The Eyre Affair est un roman infiniment astucieux, fort complexe et très amusant — plein de réparties rigolotes & de trouvailles ahurissantes (comme cette représentation de « Richard III » aux allures de « Rocky Horror Picture Show »…). Des aspects de ce monde demeurent à explorer – et en particulier son rapport avec le nôtre, d’où provient une telle uchronie. Une suite est d’ailleurs déjà prévue, Lost in a Good Book. Et quoique après tout l’idée de base de Jasper Fforde ne soit pas si neuve que ça pour le domaine francophone (une idée très similaire a déjà été explorée par Michel Pagel dans ses « Helix Pomatias » et par le bédéiste Tronchet dans ses « Raoul Fulgurex »), son exploitation en roman est très plaisante, très amusante, d’un humour & d’une gouaille pas très loin d’un Terry Pratchett. J’ignore si un tel bouquin pourrait être traduit en français — la surabondance de références littéraires strictement anglaises (Wordsworth, Trollope, etc) me semble constituer un certain handicape. Mais toujours est-il que je me suis vraiment bien amusé à cette lecture.
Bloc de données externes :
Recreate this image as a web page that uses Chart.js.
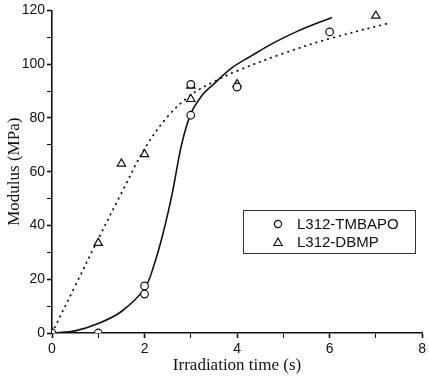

Sinon, qu’ai-je lu encore? J’ai terminé Easter de Michael Arditti — la chronique acidulée d’une petite paroisse anglicane de la banlieue de Londres. Amusant mais un chouia chiant, ai-je trouvé. La prose d’Arditti manque d’allant, à mon goût.
Lu deux polars: Piotr-le-Letton de Simenon (un bon vieux Maigret), et L’eau vive de A.E.W. Mason (un auteur anglais oublié, de l’entre-deux-guerres — ici dans une traduction française sans précision du titre original, dans la collection Nelson — à peine polar en fait, plutôt une gentille chronique désuète, de sports d’hiver & de mort mystérieuse). Commencé deux autres: King Solomon’s Carpet de Barbara Vine (très beau, très prenant, & entièrement à propos du métro londonien!) et Gun Before Butter de Nicolas Freeling (une enquête du flic d’Amsterdam, l’inspecteur Van der Valk — j’en avais lu dans le temps, en 10/18, et ai retrouvé cette bonhommie à la Maigret avec plaisir).
Et deux courts romans: Peter de Kate Walker (un petit roman homo australien, plutôt pour ado — amusant & touchant, je verrai tout à fait ça traduit en École des Loisirs, il en a la qualité & l’humeur) et The Weekend de Peter Cameron (récit faussement simple d’un week-end à la campagne, entre amis — une petite merveille d’observation, subtil & souvent bouleversant). Les deux avaient en commun d’être « highly recommended » par la librairie gay de Londres (Gay’s the Word) — et je fais confiance en leurs jugements —, d’être courts (plutôt novella que roman), et dans un petit format carré particulièrement esthétique.
Voilà, je crois avoir fait le tour, c’est déjà pas mal — ah non, j’oubliais: l’anthologie The Green Man de Datlow & Windling. Une pure merveille, depuis les illus de Charles Vess (mon idole) jusqu’à chacune des nouvelles présentées, toutes de fantasy contemporaine, lumineuses & fortes. Une des meilleures anthos qu’il m’ait été donné de lire.